**Exercise**
Each line containing the word "this" needs to be copied.

-- start Exercise input --

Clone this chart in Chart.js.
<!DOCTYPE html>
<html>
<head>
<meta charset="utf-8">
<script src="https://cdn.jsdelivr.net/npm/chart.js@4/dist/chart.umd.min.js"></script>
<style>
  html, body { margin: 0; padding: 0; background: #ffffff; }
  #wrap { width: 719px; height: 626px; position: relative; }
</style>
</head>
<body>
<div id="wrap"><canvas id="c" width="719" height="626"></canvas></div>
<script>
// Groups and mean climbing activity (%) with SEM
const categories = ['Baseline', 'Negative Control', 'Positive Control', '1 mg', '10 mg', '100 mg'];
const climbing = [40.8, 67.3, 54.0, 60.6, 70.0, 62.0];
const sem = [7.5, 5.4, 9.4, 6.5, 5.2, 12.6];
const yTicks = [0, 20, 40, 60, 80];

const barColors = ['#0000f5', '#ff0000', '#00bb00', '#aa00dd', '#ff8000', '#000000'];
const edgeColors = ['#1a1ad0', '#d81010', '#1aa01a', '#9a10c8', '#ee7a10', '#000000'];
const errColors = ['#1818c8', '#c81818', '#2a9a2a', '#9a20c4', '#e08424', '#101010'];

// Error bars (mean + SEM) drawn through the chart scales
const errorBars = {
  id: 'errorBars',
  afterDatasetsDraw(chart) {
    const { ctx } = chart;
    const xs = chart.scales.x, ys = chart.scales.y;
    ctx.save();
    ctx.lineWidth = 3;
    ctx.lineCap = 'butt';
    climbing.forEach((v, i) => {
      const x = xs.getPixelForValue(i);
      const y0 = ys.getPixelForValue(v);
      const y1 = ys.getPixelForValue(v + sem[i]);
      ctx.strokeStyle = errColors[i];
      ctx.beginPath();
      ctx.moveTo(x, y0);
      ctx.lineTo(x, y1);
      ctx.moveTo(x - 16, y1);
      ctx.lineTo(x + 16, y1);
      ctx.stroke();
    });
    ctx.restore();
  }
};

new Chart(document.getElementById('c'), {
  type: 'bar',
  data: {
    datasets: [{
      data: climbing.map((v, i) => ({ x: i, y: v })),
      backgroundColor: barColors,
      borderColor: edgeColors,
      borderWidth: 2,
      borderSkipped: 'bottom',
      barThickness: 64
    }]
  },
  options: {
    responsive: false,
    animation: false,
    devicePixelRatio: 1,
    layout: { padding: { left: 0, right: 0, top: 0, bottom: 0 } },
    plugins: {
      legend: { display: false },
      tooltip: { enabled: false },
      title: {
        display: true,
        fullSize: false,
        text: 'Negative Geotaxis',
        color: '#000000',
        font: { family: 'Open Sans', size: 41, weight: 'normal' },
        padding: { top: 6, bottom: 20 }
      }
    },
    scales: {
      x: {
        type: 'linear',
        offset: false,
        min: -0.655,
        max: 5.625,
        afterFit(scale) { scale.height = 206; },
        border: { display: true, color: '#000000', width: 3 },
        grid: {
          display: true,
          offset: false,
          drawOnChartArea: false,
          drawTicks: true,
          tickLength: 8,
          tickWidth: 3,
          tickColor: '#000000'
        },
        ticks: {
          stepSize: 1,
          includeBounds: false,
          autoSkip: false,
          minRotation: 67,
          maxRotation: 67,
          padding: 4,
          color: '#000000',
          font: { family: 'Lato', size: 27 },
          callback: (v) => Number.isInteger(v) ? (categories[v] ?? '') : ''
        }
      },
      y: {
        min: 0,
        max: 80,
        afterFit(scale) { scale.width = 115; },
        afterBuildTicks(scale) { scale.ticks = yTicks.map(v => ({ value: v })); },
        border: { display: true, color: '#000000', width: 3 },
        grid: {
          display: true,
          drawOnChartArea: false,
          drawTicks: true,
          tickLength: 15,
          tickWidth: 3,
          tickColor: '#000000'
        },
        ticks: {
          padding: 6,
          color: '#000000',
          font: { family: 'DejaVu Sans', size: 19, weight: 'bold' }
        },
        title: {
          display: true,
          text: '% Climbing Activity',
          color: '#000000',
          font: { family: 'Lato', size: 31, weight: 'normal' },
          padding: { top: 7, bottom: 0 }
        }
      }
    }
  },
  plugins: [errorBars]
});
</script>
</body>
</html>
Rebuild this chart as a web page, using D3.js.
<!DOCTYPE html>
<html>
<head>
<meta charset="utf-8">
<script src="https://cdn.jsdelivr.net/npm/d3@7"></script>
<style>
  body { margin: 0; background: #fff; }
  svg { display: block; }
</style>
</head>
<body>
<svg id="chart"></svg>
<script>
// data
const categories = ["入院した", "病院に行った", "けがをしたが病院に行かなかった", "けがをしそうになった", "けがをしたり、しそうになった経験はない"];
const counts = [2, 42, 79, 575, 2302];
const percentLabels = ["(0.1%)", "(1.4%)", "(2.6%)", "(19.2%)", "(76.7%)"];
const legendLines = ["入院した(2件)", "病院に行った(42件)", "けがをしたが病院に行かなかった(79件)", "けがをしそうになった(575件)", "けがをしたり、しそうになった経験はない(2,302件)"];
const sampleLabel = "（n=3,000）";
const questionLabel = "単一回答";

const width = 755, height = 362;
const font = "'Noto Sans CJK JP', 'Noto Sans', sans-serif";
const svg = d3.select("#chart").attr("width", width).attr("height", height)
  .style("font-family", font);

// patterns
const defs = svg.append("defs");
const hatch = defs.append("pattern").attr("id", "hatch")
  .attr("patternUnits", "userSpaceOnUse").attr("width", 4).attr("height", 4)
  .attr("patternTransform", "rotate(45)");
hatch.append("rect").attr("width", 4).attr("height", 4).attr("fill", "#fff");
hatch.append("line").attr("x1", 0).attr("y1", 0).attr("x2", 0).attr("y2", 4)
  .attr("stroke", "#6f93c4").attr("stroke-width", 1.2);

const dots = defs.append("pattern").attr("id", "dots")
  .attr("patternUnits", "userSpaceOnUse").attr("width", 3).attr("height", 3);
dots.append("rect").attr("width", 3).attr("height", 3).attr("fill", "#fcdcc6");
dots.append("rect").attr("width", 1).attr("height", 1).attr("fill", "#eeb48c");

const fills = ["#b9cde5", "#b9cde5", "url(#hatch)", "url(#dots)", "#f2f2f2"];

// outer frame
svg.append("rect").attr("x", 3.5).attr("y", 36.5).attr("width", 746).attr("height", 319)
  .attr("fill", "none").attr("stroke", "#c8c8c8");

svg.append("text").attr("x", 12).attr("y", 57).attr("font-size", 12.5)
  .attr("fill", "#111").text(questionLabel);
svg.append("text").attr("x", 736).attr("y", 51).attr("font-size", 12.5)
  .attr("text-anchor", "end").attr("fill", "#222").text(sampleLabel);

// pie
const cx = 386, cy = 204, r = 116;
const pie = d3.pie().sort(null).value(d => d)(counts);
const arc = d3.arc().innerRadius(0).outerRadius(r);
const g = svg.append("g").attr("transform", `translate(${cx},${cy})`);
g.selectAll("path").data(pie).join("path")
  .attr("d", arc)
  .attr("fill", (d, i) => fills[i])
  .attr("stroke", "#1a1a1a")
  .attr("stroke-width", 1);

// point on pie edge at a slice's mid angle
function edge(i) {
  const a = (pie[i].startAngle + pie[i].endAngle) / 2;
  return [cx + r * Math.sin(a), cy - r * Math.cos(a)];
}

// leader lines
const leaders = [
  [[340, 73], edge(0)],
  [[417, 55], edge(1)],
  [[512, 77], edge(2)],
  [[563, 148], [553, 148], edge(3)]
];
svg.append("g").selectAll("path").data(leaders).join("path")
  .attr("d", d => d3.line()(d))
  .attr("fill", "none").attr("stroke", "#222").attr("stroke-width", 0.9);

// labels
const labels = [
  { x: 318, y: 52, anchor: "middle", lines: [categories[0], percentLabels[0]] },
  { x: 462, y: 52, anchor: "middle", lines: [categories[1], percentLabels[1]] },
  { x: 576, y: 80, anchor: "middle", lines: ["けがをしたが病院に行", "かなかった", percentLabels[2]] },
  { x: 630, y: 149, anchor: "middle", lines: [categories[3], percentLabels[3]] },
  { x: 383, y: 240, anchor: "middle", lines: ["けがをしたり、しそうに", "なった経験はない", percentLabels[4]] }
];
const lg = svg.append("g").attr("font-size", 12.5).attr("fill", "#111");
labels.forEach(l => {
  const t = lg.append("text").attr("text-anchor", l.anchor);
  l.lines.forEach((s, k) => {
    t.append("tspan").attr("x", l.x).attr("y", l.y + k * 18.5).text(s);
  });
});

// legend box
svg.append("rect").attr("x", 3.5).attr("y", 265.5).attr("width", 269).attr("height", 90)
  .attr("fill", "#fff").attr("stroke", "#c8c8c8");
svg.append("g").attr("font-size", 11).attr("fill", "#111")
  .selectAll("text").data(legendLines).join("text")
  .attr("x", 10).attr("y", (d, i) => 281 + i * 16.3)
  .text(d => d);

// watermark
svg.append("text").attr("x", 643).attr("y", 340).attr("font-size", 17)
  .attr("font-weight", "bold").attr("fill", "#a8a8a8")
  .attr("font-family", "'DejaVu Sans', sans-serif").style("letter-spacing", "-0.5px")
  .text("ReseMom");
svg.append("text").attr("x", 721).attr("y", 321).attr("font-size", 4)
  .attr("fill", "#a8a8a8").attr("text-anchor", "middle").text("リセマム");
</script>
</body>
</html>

-- end Exercise input --
-- start Exercise input --

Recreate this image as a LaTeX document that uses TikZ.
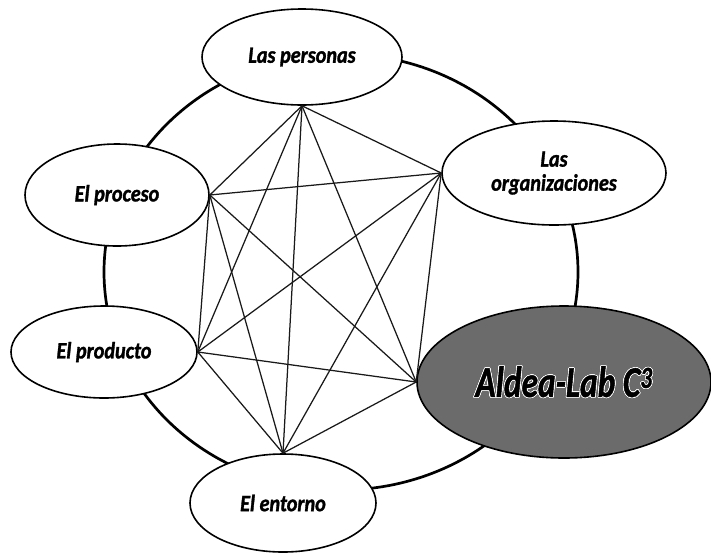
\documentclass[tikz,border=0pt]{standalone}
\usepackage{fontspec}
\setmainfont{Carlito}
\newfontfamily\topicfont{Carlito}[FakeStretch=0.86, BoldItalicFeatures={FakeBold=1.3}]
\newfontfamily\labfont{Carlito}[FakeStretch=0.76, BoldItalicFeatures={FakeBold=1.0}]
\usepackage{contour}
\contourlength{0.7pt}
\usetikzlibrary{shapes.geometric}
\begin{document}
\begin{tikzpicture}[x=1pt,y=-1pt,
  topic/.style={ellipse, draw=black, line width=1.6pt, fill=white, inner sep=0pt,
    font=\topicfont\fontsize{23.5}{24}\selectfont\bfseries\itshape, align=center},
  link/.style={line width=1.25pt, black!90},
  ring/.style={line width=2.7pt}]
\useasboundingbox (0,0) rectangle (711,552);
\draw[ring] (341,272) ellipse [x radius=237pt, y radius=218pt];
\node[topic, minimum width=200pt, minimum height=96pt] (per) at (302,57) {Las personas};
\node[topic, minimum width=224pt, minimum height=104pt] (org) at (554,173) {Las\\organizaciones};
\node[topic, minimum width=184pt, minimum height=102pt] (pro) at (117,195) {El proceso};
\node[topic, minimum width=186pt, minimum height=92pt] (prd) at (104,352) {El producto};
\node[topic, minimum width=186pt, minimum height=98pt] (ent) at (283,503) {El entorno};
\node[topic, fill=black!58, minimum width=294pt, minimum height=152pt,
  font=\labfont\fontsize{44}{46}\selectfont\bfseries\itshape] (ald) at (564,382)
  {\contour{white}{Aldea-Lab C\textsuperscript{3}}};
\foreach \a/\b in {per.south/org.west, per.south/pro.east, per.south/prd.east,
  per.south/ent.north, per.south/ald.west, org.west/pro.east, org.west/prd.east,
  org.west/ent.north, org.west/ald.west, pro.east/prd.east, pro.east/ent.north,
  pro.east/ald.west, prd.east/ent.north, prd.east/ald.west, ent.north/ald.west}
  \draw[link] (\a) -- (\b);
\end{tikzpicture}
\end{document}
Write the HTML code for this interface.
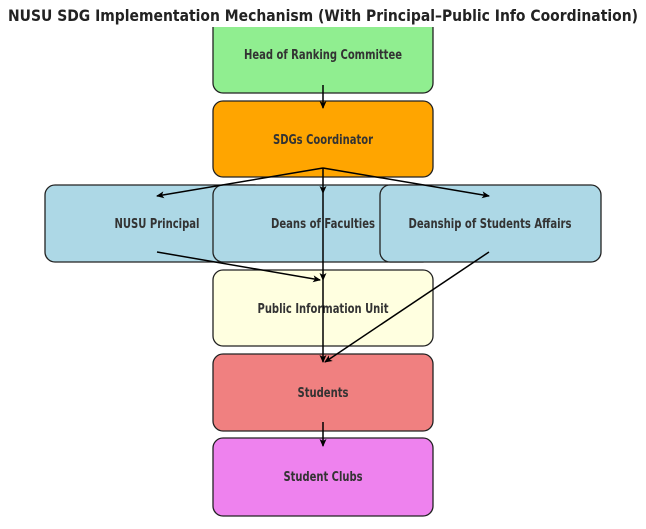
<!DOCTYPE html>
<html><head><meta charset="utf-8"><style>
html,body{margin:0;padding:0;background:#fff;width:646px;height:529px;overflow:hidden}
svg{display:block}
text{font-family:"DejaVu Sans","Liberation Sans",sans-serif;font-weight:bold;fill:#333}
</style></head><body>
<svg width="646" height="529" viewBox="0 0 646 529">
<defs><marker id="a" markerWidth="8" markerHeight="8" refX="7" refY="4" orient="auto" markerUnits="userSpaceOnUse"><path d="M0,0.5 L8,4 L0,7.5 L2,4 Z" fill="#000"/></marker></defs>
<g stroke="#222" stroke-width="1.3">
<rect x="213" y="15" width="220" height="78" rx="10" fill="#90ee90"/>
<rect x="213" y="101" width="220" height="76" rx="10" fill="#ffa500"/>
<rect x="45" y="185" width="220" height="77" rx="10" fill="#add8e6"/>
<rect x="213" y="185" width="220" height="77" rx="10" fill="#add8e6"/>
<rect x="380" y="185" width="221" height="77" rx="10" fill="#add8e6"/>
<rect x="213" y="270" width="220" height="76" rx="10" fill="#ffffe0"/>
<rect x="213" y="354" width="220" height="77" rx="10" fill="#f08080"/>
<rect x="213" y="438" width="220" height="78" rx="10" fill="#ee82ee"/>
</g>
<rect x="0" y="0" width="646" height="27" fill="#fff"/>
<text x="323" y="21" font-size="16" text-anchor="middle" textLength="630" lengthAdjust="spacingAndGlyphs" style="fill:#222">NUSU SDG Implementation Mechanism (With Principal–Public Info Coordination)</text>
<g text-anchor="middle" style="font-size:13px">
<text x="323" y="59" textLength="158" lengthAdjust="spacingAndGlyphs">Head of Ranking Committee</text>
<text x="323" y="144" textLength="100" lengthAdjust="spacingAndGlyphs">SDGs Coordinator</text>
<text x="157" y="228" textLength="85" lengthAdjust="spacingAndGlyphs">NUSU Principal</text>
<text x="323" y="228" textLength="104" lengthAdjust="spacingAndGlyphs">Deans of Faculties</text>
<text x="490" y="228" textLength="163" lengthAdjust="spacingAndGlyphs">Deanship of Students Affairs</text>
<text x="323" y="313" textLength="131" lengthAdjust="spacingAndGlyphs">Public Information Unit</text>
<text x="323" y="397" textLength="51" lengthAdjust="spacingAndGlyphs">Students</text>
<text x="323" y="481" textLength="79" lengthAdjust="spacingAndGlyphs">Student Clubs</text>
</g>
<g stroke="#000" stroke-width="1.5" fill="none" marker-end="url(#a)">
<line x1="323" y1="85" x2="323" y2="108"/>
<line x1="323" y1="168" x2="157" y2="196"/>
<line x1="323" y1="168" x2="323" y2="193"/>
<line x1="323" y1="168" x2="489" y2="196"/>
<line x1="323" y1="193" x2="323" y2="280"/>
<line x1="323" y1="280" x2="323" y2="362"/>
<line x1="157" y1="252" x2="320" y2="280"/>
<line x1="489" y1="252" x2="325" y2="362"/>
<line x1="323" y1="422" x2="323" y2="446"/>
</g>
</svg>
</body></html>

-- end Exercise input --

**Task output**
Clone this chart in Chart.js.
Rebuild this chart as a web page, using D3.js.
Recreate this image as a LaTeX document that uses TikZ.
Write the HTML code for this interface.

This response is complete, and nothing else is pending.